Written exercise:
Restate the listing below word for word, omitting any images.

>> Start

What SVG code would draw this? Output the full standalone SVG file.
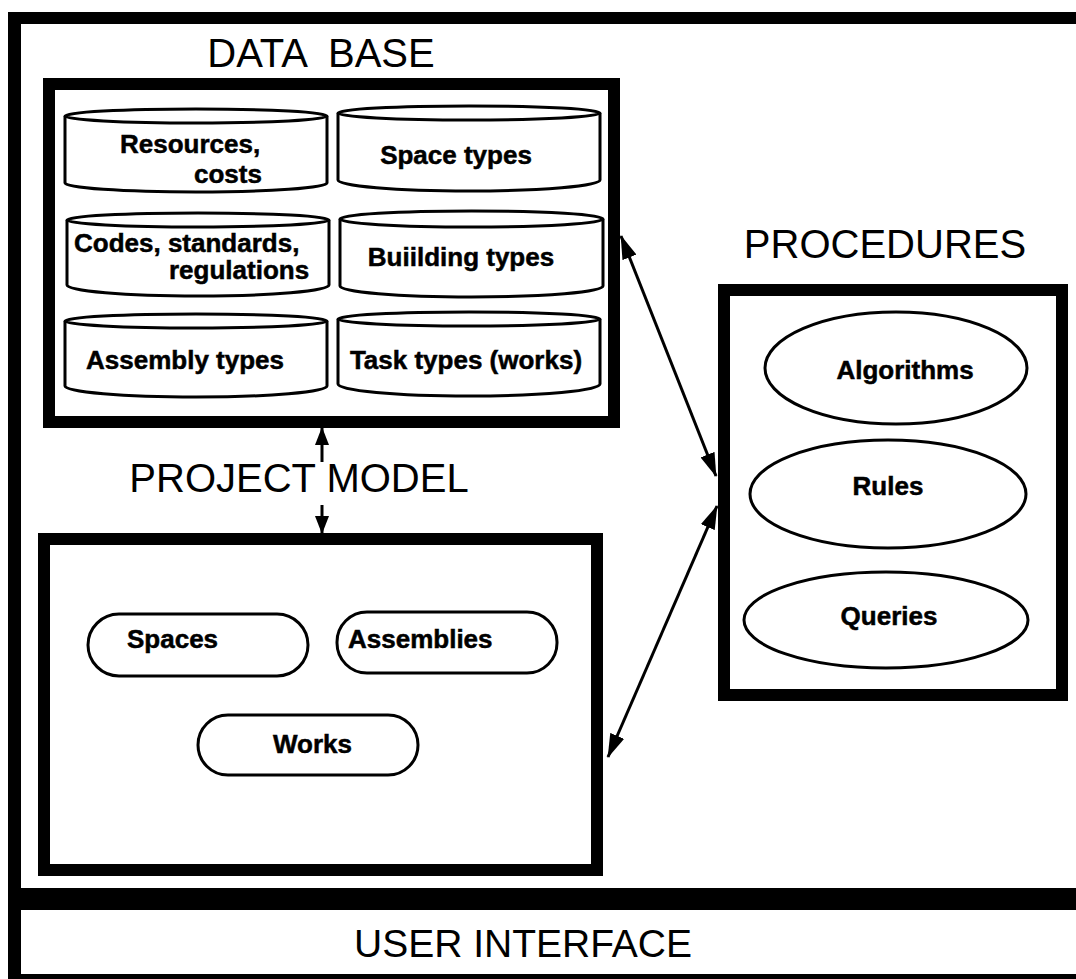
<svg xmlns="http://www.w3.org/2000/svg" width="1076" height="979" viewBox="0 0 1076 979">
<style>
.title{font-family:"Liberation Sans",Arial,sans-serif;font-size:40px;fill:#000}
.lbl{font-family:"Liberation Sans",Arial,sans-serif;font-size:26px;font-weight:bold;fill:#000;stroke:#000;stroke-width:0.5}
.box{fill:none;stroke:#000;stroke-width:12}
.cyl{fill:#fff;stroke:#000;stroke-width:3}
.shape{fill:#fff;stroke:#000;stroke-width:3}
.conn{stroke:#000;stroke-width:3;fill:none}
</style>
<defs>
<marker id="ah" viewBox="0 0 24 15" refX="23" refY="7.5" markerWidth="24" markerHeight="15" markerUnits="userSpaceOnUse" orient="auto-start-reverse">
<path d="M0,0 L24,7.5 L0,15 z" fill="#000"/>
</marker>
<marker id="ahs" viewBox="0 0 18 14" refX="17" refY="7" markerWidth="18" markerHeight="14" markerUnits="userSpaceOnUse" orient="auto-start-reverse">
<path d="M0,0 L18,7 L0,14 z" fill="#000"/>
</marker>
</defs>
<rect width="1076" height="979" fill="#fff"/>

<g id="frame">
<rect x="8" y="12" width="1068" height="12" fill="#000"/>
<rect x="8" y="12" width="13" height="967" fill="#000"/>
<rect x="8" y="888" width="1068" height="22" fill="#000"/>
<rect x="8" y="974" width="1068" height="5" fill="#000"/>
</g>

<g id="database">
<text class="title" x="321" y="67" text-anchor="middle" xml:space="preserve">DATA  BASE</text>
<rect class="box" x="49" y="84" width="565" height="338"/>
</g>

<g id="db-resources">
<path class="cyl" d="M65,116 L65,183 A131,9 0 0 0 327,183 L327,116"/>
<ellipse class="cyl" cx="196" cy="116" rx="131" ry="7"/>
<text class="lbl" x="120" y="153">Resources,</text>
<text class="lbl" x="194" y="183">costs</text>
</g>
<g id="db-space-types">
<path class="cyl" d="M338,113 L338,180 A131,11 0 0 0 600,180 L600,113"/>
<ellipse class="cyl" cx="469" cy="113" rx="131" ry="7"/>
<text class="lbl" x="456" y="164" text-anchor="middle">Space types</text>
</g>
<g id="db-codes">
<path class="cyl" d="M67,220 L67,285 A131,11 0 0 0 329,285 L329,220"/>
<ellipse class="cyl" cx="198" cy="220" rx="131" ry="7"/>
<text class="lbl" x="74" y="252">Codes, standards,</text>
<text class="lbl" x="169" y="279">regulations</text>
</g>
<g id="db-building-types">
<path class="cyl" d="M340,219 L340,286 A131.5,11 0 0 0 603,286 L603,219"/>
<ellipse class="cyl" cx="471.5" cy="219" rx="131.5" ry="8"/>
<text class="lbl" x="461" y="266" text-anchor="middle">Buiilding types</text>
</g>
<g id="db-assembly-types">
<path class="cyl" d="M65,321 L65,386 A131,11 0 0 0 327,386 L327,321"/>
<ellipse class="cyl" cx="196" cy="321" rx="131" ry="7"/>
<text class="lbl" x="185" y="369" text-anchor="middle">Assembly types</text>
</g>
<g id="db-task-types">
<path class="cyl" d="M338,319 L338,384 A131,12 0 0 0 600,384 L600,319"/>
<ellipse class="cyl" cx="469" cy="319" rx="131" ry="7"/>
<text class="lbl" x="466" y="369" text-anchor="middle">Task types (works)</text>
</g>

<g id="procedures">
<text class="title" x="885" y="258" text-anchor="middle">PROCEDURES</text>
<rect class="box" x="724" y="290" width="338" height="405"/>
</g>
<g id="proc-algorithms">
<ellipse class="shape" cx="896" cy="368" rx="131" ry="56"/>
<text class="lbl" x="905" y="379" text-anchor="middle">Algorithms</text>
</g>
<g id="proc-rules">
<ellipse class="shape" cx="888" cy="494" rx="138" ry="54"/>
<text class="lbl" x="888" y="495" text-anchor="middle">Rules</text>
</g>
<g id="proc-queries">
<ellipse class="shape" cx="886" cy="620" rx="142" ry="48"/>
<text class="lbl" x="889" y="625" text-anchor="middle">Queries</text>
</g>

<g id="project-model">
<text class="title" x="299" y="492" text-anchor="middle">PROJECT MODEL</text>
<rect class="box" x="44" y="539" width="553" height="331"/>
</g>
<g id="pm-spaces">
<rect class="shape" x="88" y="614" width="220" height="62" rx="31"/>
<text class="lbl" x="127" y="648">Spaces</text>
</g>
<g id="pm-assemblies">
<rect class="shape" x="337" y="612" width="220" height="61" rx="30"/>
<text class="lbl" x="348" y="648">Assemblies</text>
</g>
<g id="pm-works">
<rect class="shape" x="198" y="715" width="220" height="60" rx="30"/>
<text class="lbl" x="273" y="753">Works</text>
</g>

<g id="user-interface">
<text class="title" x="523" y="957" text-anchor="middle" style="font-size:39px">USER INTERFACE</text>
</g>

<g id="connectors">
<line class="conn" x1="621" y1="236" x2="716" y2="476" marker-start="url(#ah)" marker-end="url(#ah)"/>
<line class="conn" x1="717" y1="506" x2="608" y2="757" marker-start="url(#ah)" marker-end="url(#ah)"/>
<line class="conn" x1="322" y1="462" x2="322" y2="428" marker-end="url(#ahs)"/>
<line class="conn" x1="322" y1="505" x2="322" y2="533" marker-end="url(#ahs)"/>
</g>
</svg>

>> End

Solution to this task:
What SVG code would draw this? Output the full standalone SVG file.
<svg xmlns="http://www.w3.org/2000/svg" width="1076" height="979" viewBox="0 0 1076 979">
<style>
.title{font-family:"Liberation Sans",Arial,sans-serif;font-size:40px;fill:#000}
.lbl{font-family:"Liberation Sans",Arial,sans-serif;font-size:26px;font-weight:bold;fill:#000;stroke:#000;stroke-width:0.5}
.box{fill:none;stroke:#000;stroke-width:12}
.cyl{fill:#fff;stroke:#000;stroke-width:3}
.shape{fill:#fff;stroke:#000;stroke-width:3}
.conn{stroke:#000;stroke-width:3;fill:none}
</style>
<defs>
<marker id="ah" viewBox="0 0 24 15" refX="23" refY="7.5" markerWidth="24" markerHeight="15" markerUnits="userSpaceOnUse" orient="auto-start-reverse">
<path d="M0,0 L24,7.5 L0,15 z" fill="#000"/>
</marker>
<marker id="ahs" viewBox="0 0 18 14" refX="17" refY="7" markerWidth="18" markerHeight="14" markerUnits="userSpaceOnUse" orient="auto-start-reverse">
<path d="M0,0 L18,7 L0,14 z" fill="#000"/>
</marker>
</defs>
<rect width="1076" height="979" fill="#fff"/>

<g id="frame">
<rect x="8" y="12" width="1068" height="12" fill="#000"/>
<rect x="8" y="12" width="13" height="967" fill="#000"/>
<rect x="8" y="888" width="1068" height="22" fill="#000"/>
<rect x="8" y="974" width="1068" height="5" fill="#000"/>
</g>

<g id="database">
<text class="title" x="321" y="67" text-anchor="middle" xml:space="preserve">DATA  BASE</text>
<rect class="box" x="49" y="84" width="565" height="338"/>
</g>

<g id="db-resources">
<path class="cyl" d="M65,116 L65,183 A131,9 0 0 0 327,183 L327,116"/>
<ellipse class="cyl" cx="196" cy="116" rx="131" ry="7"/>
<text class="lbl" x="120" y="153">Resources,</text>
<text class="lbl" x="194" y="183">costs</text>
</g>
<g id="db-space-types">
<path class="cyl" d="M338,113 L338,180 A131,11 0 0 0 600,180 L600,113"/>
<ellipse class="cyl" cx="469" cy="113" rx="131" ry="7"/>
<text class="lbl" x="456" y="164" text-anchor="middle">Space types</text>
</g>
<g id="db-codes">
<path class="cyl" d="M67,220 L67,285 A131,11 0 0 0 329,285 L329,220"/>
<ellipse class="cyl" cx="198" cy="220" rx="131" ry="7"/>
<text class="lbl" x="74" y="252">Codes, standards,</text>
<text class="lbl" x="169" y="279">regulations</text>
</g>
<g id="db-building-types">
<path class="cyl" d="M340,219 L340,286 A131.5,11 0 0 0 603,286 L603,219"/>
<ellipse class="cyl" cx="471.5" cy="219" rx="131.5" ry="8"/>
<text class="lbl" x="461" y="266" text-anchor="middle">Buiilding types</text>
</g>
<g id="db-assembly-types">
<path class="cyl" d="M65,321 L65,386 A131,11 0 0 0 327,386 L327,321"/>
<ellipse class="cyl" cx="196" cy="321" rx="131" ry="7"/>
<text class="lbl" x="185" y="369" text-anchor="middle">Assembly types</text>
</g>
<g id="db-task-types">
<path class="cyl" d="M338,319 L338,384 A131,12 0 0 0 600,384 L600,319"/>
<ellipse class="cyl" cx="469" cy="319" rx="131" ry="7"/>
<text class="lbl" x="466" y="369" text-anchor="middle">Task types (works)</text>
</g>

<g id="procedures">
<text class="title" x="885" y="258" text-anchor="middle">PROCEDURES</text>
<rect class="box" x="724" y="290" width="338" height="405"/>
</g>
<g id="proc-algorithms">
<ellipse class="shape" cx="896" cy="368" rx="131" ry="56"/>
<text class="lbl" x="905" y="379" text-anchor="middle">Algorithms</text>
</g>
<g id="proc-rules">
<ellipse class="shape" cx="888" cy="494" rx="138" ry="54"/>
<text class="lbl" x="888" y="495" text-anchor="middle">Rules</text>
</g>
<g id="proc-queries">
<ellipse class="shape" cx="886" cy="620" rx="142" ry="48"/>
<text class="lbl" x="889" y="625" text-anchor="middle">Queries</text>
</g>

<g id="project-model">
<text class="title" x="299" y="492" text-anchor="middle">PROJECT MODEL</text>
<rect class="box" x="44" y="539" width="553" height="331"/>
</g>
<g id="pm-spaces">
<rect class="shape" x="88" y="614" width="220" height="62" rx="31"/>
<text class="lbl" x="127" y="648">Spaces</text>
</g>
<g id="pm-assemblies">
<rect class="shape" x="337" y="612" width="220" height="61" rx="30"/>
<text class="lbl" x="348" y="648">Assemblies</text>
</g>
<g id="pm-works">
<rect class="shape" x="198" y="715" width="220" height="60" rx="30"/>
<text class="lbl" x="273" y="753">Works</text>
</g>

<g id="user-interface">
<text class="title" x="523" y="957" text-anchor="middle" style="font-size:39px">USER INTERFACE</text>
</g>

<g id="connectors">
<line class="conn" x1="621" y1="236" x2="716" y2="476" marker-start="url(#ah)" marker-end="url(#ah)"/>
<line class="conn" x1="717" y1="506" x2="608" y2="757" marker-start="url(#ah)" marker-end="url(#ah)"/>
<line class="conn" x1="322" y1="462" x2="322" y2="428" marker-end="url(#ahs)"/>
<line class="conn" x1="322" y1="505" x2="322" y2="533" marker-end="url(#ahs)"/>
</g>
</svg>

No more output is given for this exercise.